To comment, please open your gmail account. Thank you.
A fellow priest of Fr Bryan Buenger, a priest of the Palmerston North Diocese, describes my remarks on this blog in relation to the latter and his return to the US as "perceptive", and adds, "he hasn't taken this decision without a lot of thought".
A lay person says she "can't sniff a rat". But she wonders if Bishop Drennan is sincere in his offer to extend his visa. Her husband, a staunch Protestant (so perhaps not realizing the nature of the spousal commitment made by a priest with his people the Church - a commitment deeply honoured, I'd say, by Fr Buenger), says "the poor bloke just wants to go home, for goodness' sake".
A third comment comes from someone in PN who's in the know. He says my PP won't speak supportively of Fr Bryan's priestly ministry in Tararua because the PP is "still in the position of dependency on the ordinary" (in 'ordinary' language, the bishop).

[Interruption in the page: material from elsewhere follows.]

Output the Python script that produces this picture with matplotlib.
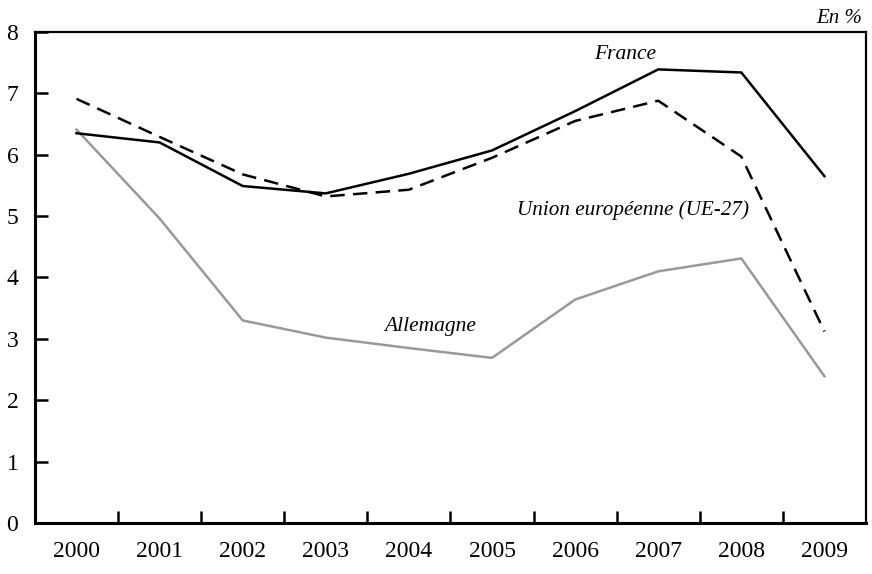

In his letter to Tararua parishioners, the bishop reportedly said he's prepared to appeal for an extension to his visa, but that Fr Bryan doesn't want it. Tararua parishioners will be wondering a) why the bishop isn't moving heaven and earth to keep a priest of Fr Bryan's calibre, a priest capable of pastoring four churches between Dannevirke and Pahiatua and b) what are Fr Bryan's reasons - reportedly described by Fr Bryan to his parishioners as "significant considerations" - for not wanting that extension.
Meanwhile, my PP is telling his 'Parish Team' that the bishop personally asked the Minister of Immigration to extend the visa but the Minister refused to intervene.
If this is a case of a priest finding the care of such a large parish, geographically, a cross too heavy to carry on his own, we lay people need to be told. We should be asked to get down on our knees, for heaven's sake (I say that advisedly), and pray for our priests, and for more priests.
Even if Fr Bryan's considerations are personal, this diocese has dire need of not just the occasional, casual "for more vocations, Lord hear us", but sustained, intense prayer, offering the Most Holy Sacrifice of the Mass, and the Rosary, for the intention not of 'more vocations' but of good, holy priests. God is always calling boys and men to the priesthood, but plugged in and wired up as they are now with digital distractions, they're on a different wave length; they can't hear His sweet invitations.
The Diocese of Palmerston North needs clarity on this issue. Lumen Gentium (Vat II) emphasizes "the importance of lay faithful in maintaining … the Catholic faith". Well, to maintain the faith, lay faithful need to be trusted with the facts. For far too long the Church has hushed things up, with disastrous results.
Bishop Athanasius Schneider of Kazakhstan, a cleric who's earned an international reputation for defending the Catholic faith, warns against "a church of a relativistic or Protestant type". Speaking on the merely literal level, what is removing the tabernacle from its central position in the sanctuary to be replaced by the presider's chair, if not Protestant?
As demonstrated at the Cathedral of the Holy Spirit and Our Lady of Lourdes in PN - and most egregiously at Sacred Heart, Hastings and St Mary's, Taradale - that shifts the focus of the Mass from the Eucharistic Presence of Jesus Christ to the priest. It seems that in spite of the Instruction Redemptionis Sacramentum, such improper promotion of the priest what we do, in this diocese.
St Brigid's church in Pahiatua, also in Fr Buenger's patch, is currently undergoing renovation plans and, I'm reliably informed, along the lines of St Joseph's Dannevirke where the tabernacle is in its rightful place. Is the St Brigid's reno a 'significant' factor in Fr Bryan's decision to depart?
Bishop Schneider says "the clergy are afraid and intimidated because they're afraid of (losing) their positions". He adds that the Second Vatican Council says this is the laity's hour: "be defenders of the faith". And, I'm sure he would agree, defenders of the faithful priests.
"The Lord does not abandon His Church, even when the boat has taken on so much water as to be on the verge of capsizing" (Pope Benedict XVI).